My life as a not-rock-star..

December 26th, 2010

So, today I went to Best Buy to buy christmas presents.. Yes, I know I’m a little late, but the people I was buying for are away having Christmas with family and lovers and whatnot and so I wasn’t really able to give them their presents before Christmas anyway. But that’s not the point of this post.. which, I gather, is the first one I’ve posted for half a year. More on that later.

The point to this post is that Best Buy in Seattle has a little mini-guitar center inside. So I go in, and play with assorted keyboards, and participate in a brief impromptu jam session with some Best Buy employees, and this one guy is totally blown away by my chops on a AX-7 clone that has a synthesizer in it, and asks if I’m in a band. Well, no, I say.. but I’ve been in a few.

And this is where it gets a little weird for me. I’ve always thought of myself as strictly the bottom of the barrel garage band musician, but the most recent band I was in has a song that was downloaded a hundred thousand times this month. Granted, we didn’t make any money for any of those downloads, but still, a hundred thousand times.. that’s gotta be a bit more than a garage band. But.. I was once accused of having delusions of grandeur by someone who completely misunderstood my metaphor for talking about being a rock star. To be fair, I wasn’t myself, or even sane, at the time. But it does beg the question, when does one become one? A million downloads a month? Ten million? Or must I actually derive some revenue from it?

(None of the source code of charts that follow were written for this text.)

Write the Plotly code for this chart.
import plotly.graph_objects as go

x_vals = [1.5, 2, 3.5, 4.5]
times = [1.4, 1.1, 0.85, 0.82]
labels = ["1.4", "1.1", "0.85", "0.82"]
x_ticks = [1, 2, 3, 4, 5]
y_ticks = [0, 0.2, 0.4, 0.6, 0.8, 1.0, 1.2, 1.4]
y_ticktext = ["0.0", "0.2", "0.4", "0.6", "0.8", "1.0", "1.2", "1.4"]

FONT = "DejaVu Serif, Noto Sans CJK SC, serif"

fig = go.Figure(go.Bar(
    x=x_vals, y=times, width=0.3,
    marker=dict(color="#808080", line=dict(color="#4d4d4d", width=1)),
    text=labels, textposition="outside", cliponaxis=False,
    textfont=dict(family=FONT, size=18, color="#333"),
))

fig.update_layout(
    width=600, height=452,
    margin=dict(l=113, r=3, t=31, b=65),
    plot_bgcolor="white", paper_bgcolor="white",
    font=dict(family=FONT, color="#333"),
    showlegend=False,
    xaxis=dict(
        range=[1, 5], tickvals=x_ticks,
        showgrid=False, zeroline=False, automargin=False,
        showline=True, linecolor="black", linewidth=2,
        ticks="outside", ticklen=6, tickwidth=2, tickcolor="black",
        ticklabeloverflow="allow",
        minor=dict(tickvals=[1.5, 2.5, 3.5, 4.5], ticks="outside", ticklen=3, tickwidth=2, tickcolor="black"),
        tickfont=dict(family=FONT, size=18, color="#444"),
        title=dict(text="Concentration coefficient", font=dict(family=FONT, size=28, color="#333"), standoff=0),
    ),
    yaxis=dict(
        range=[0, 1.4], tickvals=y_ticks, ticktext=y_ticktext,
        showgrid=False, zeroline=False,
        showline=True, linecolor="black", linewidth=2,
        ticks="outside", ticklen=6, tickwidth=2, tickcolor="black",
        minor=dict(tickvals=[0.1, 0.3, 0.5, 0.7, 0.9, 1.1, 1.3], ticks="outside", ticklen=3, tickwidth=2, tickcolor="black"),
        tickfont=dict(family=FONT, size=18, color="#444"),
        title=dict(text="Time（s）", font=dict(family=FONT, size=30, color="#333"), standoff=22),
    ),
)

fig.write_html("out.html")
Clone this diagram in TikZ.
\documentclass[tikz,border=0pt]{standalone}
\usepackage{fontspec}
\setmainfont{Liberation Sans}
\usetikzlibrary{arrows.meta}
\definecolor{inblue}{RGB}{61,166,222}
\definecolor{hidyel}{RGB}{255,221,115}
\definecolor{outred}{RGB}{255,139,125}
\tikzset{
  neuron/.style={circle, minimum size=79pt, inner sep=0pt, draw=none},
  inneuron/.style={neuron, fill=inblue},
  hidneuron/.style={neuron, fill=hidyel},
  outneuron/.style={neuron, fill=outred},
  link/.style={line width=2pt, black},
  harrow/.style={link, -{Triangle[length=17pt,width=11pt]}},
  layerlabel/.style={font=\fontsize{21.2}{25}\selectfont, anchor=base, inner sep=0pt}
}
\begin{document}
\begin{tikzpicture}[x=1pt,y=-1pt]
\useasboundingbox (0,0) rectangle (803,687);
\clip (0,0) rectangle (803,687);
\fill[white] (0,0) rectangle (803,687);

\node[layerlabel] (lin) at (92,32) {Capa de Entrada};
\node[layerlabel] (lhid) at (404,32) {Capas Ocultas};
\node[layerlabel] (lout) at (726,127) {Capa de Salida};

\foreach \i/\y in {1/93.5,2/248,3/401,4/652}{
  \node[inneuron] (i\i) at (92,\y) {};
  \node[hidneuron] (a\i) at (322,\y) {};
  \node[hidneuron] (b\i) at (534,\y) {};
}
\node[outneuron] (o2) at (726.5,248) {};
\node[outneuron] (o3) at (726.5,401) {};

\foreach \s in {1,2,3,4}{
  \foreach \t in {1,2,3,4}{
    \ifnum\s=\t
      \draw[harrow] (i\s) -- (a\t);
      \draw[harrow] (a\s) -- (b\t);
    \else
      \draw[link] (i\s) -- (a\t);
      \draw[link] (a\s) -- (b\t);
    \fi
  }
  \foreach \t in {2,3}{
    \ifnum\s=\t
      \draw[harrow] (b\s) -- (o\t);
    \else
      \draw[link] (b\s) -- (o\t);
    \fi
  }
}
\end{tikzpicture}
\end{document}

So far, HWGA2010 has made $7. The MC album has made.. I’m not sure. No one bothered to keep records. But I think it’s safe to say both of them have not even remotely approached their publishing cost, much less the cost in time to make them.

It’s a problem. The world has lots and lots and lots of good music. More than any one person could listen to in a lifetime, I’m pretty sure, although you’d have to ask a <sic>library scientist</sic> about that. So people will pay me to write medeocre java, but not – thus far – music that is getting increasingly on towards good. Still, it’s my creative outlet, and it gives me another language to speak to people in, one that’s sometimes better suited for expressing my emotions.

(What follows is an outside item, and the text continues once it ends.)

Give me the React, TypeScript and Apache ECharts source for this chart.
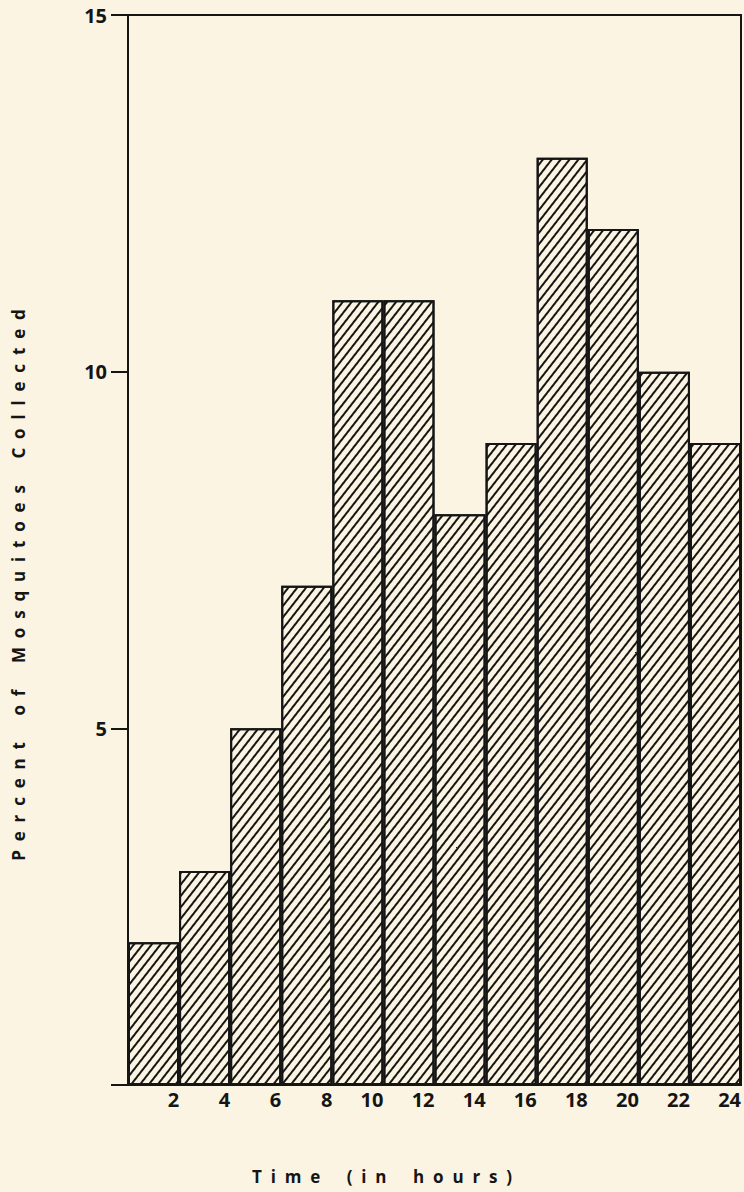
import React, { useEffect, useRef } from "react";
import * as echarts from "echarts";

const categories = ["0-2", "2-4", "4-6", "6-8", "8-10", "10-12", "12-14", "14-16", "16-18", "18-20", "20-22", "22-24"];
const percentValues = [2, 3, 5, 7, 11, 11, 8, 9, 13, 12, 10, 9];
const yTicks = [0, 5, 10, 15];
const hourTicks = [0, 2, 4, 6, 8, 10, 12, 14, 16, 18, 20, 22, 24];
const xTitleWords = ["Time", "(in", "hours)"];
const yTitleWords = ["Percent", "of", "Mosquitoes", "Collected"];

const spaced = (words: string[]) =>
  words.map((w) => w.split("").join("  ")).join("      ");

const INK = "#151515";
const BG = "#fbf4e2";
const FONT = "'Open Sans', 'DejaVu Sans', sans-serif";

export default function App() {
  const ref = useRef<HTMLDivElement>(null);
  useEffect(() => {
    document.body.style.margin = "0";
    const chart = echarts.init(ref.current!, undefined, { renderer: "svg" });
    chart.setOption({
      animation: false,
      backgroundColor: BG,
      grid: {
        left: 128,
        right: 3,
        top: 15,
        bottom: 107,
        show: true,
        borderColor: INK,
        borderWidth: 2,
        backgroundColor: "transparent",
      },
      xAxis: [
        {
          type: "category",
          data: categories,
          boundaryGap: true,
          axisLine: { show: true, lineStyle: { color: INK, width: 2 } },
          axisTick: { show: false },
          axisLabel: { show: false },
        },
        {
          type: "value",
          position: "bottom",
          min: hourTicks[0],
          max: hourTicks[hourTicks.length - 1],
          interval: 2,
          axisLine: { show: false },
          axisTick: { show: false },
          splitLine: { show: false },
          axisLabel: {
            show: true,
            align: "right",
            margin: 4,
            color: INK,
            fontSize: 20,
            fontWeight: "bold",
            fontFamily: FONT,
            formatter: (v: number) => (v === 0 ? "" : String(v)),
          },
        },
      ],
      yAxis: {
        type: "value",
        min: yTicks[0],
        max: yTicks[yTicks.length - 1],
        interval: 5,
        axisLine: { show: true, lineStyle: { color: INK, width: 2 } },
        axisTick: { show: true, length: 17, lineStyle: { color: INK, width: 2 } },
        splitLine: { show: false },
        axisLabel: {
          margin: 21,
          color: INK,
          fontSize: 20,
          fontWeight: "bold",
          fontFamily: FONT,
          formatter: (v: number) => (v === 0 ? "" : String(v)),
        },
      },
      series: [
        {
          type: "bar",
          xAxisIndex: 0,
          data: percentValues,
          barWidth: "100%",
          barGap: "0%",
          itemStyle: {
            color: BG,
            borderColor: INK,
            borderWidth: 2,
            decal: {
              symbol: "rect",
              symbolSize: 1,
              color: INK,
              dashArrayX: [1, 0],
              dashArrayY: [1.6, 5],
              rotation: -Math.PI * 52 / 180,
            },
          },
        },
      ],
      graphic: [
        {
          type: "text",
          x: 382,
          y: 1176,
          style: {
            text: spaced(xTitleWords),
            fill: INK,
            font: `bold 17px ${FONT}`,
            align: "center",
            verticalAlign: "middle",
          },
        },
        {
          type: "text",
          x: 18,
          y: 585,
          rotation: Math.PI / 2,
          style: {
            text: spaced(yTitleWords),
            fill: INK,
            font: `bold 17px ${FONT}`,
            align: "center",
            verticalAlign: "middle",
          },
        },
      ],
    });
    return () => chart.dispose();
  }, []);
  return <div ref={ref} style={{ position: "fixed", left: 0, top: 0, width: 744, height: 1192 }} />;
}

Which reminds me. I’ve become increasingly suspicious of english. I’ve written emails to people – and posted blog posts – that I don’t feel like capture me. I’ve written some that I hate, some that don’t sound like me to me, some that I recognize where I was coming from but no longer represent how I feel or what I think. I haven’t been blogging much because I’m not sure that the part of me that blogs and the part of me that walks around and does stuff is actually all that connected. Originally, my theory was that blogging was going to be good for me. Then I tried writing emails to a single, trusted friend (the designated /dev/null inbox has changed a few times) and I found that much more helpful both in terms of arranging my thoughts and in terms of feeling some human connection. That the people in question may have never read most of the emails wasn’t the point.. in fact, sometimes I found it more helpful to write the emails and then *not* send them. (I’ve stopped doing this after a few mortifying times that I out of habit or technical incompetence or misunderstanding of how my phone works when composing emails in offline mode actually ended up sending them anyway). Sometimes I even contemplate writing letters and then burning them.

All this is to say, I’ll blog new music, and shows, and occasional updates, but my deepest intermost thoughts are generally things the world can live without.. and in many cases, I’m happier not having them lurk in a database somewhere, because I can think that they are gone, forgotten, and possibly never to trouble me again.

Happy 2011, people. As of today, I’ve not been a addict for 8 months. 4 more and I can get a cake or something.